%%
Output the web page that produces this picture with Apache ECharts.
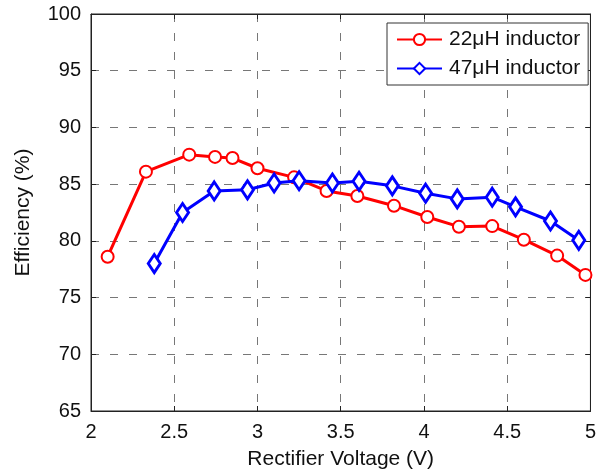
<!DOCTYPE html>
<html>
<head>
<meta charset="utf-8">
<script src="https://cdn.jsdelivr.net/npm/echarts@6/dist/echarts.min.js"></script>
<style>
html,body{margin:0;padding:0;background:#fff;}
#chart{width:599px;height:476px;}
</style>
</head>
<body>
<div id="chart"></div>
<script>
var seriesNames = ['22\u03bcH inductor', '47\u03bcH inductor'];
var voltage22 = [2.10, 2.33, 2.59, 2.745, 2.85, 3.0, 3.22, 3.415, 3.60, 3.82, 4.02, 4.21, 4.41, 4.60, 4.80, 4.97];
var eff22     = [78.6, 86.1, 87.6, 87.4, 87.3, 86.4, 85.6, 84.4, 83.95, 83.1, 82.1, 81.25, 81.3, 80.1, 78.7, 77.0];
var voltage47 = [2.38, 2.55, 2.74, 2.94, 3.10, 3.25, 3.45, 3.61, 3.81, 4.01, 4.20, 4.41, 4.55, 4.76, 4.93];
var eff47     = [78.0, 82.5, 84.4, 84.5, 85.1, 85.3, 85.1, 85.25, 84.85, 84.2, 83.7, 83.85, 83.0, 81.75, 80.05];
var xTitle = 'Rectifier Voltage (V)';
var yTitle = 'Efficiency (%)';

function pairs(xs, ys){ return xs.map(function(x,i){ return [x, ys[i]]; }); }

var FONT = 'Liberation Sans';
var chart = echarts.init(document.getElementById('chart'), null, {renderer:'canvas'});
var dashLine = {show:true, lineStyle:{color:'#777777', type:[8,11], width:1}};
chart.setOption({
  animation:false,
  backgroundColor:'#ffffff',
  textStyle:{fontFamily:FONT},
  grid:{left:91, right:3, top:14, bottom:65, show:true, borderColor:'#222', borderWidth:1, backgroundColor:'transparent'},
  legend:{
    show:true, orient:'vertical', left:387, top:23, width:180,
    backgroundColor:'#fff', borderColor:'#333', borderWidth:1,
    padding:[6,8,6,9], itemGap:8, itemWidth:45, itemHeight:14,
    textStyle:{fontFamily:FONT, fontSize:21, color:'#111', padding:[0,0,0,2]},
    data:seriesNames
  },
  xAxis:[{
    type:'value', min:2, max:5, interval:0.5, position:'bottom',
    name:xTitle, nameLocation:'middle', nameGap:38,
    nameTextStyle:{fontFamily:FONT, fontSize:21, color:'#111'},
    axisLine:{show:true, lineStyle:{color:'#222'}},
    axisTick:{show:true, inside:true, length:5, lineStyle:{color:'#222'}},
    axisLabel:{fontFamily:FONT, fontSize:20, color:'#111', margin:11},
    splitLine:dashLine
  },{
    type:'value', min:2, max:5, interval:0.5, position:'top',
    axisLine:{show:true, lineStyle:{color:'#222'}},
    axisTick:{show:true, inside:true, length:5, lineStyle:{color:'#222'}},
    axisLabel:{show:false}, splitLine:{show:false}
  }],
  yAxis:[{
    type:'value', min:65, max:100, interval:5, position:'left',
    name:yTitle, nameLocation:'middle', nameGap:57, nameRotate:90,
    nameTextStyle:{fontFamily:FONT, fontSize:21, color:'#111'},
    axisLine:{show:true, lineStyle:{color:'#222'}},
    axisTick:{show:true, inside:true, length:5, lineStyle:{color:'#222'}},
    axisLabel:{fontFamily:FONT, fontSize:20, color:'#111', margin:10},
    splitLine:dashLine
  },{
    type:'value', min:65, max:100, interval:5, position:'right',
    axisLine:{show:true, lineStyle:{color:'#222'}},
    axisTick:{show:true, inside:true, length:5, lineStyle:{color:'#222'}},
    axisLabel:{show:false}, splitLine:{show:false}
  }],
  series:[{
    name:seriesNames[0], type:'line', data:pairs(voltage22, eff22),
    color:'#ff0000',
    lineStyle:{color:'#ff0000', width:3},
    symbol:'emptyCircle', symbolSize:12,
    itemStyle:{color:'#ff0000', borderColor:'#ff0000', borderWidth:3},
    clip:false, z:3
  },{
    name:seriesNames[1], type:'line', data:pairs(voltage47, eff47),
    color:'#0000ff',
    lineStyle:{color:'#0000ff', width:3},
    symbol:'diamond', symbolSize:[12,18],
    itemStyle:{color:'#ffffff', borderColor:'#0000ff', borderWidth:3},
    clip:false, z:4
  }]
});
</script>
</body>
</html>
%%
Return only the lines running from the top of the data to the line that holds "return [x, ys[i]];". Include both of those lines, but skip the pictures.

Output the web page that produces this picture with Apache ECharts.
<!DOCTYPE html>
<html>
<head>
<meta charset="utf-8">
<script src="https://cdn.jsdelivr.net/npm/echarts@6/dist/echarts.min.js"></script>
<style>
html,body{margin:0;padding:0;background:#fff;}
#chart{width:599px;height:476px;}
</style>
</head>
<body>
<div id="chart"></div>
<script>
var seriesNames = ['22\u03bcH inductor', '47\u03bcH inductor'];
var voltage22 = [2.10, 2.33, 2.59, 2.745, 2.85, 3.0, 3.22, 3.415, 3.60, 3.82, 4.02, 4.21, 4.41, 4.60, 4.80, 4.97];
var eff22     = [78.6, 86.1, 87.6, 87.4, 87.3, 86.4, 85.6, 84.4, 83.95, 83.1, 82.1, 81.25, 81.3, 80.1, 78.7, 77.0];
var voltage47 = [2.38, 2.55, 2.74, 2.94, 3.10, 3.25, 3.45, 3.61, 3.81, 4.01, 4.20, 4.41, 4.55, 4.76, 4.93];
var eff47     = [78.0, 82.5, 84.4, 84.5, 85.1, 85.3, 85.1, 85.25, 84.85, 84.2, 83.7, 83.85, 83.0, 81.75, 80.05];
var xTitle = 'Rectifier Voltage (V)';
var yTitle = 'Efficiency (%)';

function pairs(xs, ys){ return xs.map(function(x,i){ return [x, ys[i]]; }); }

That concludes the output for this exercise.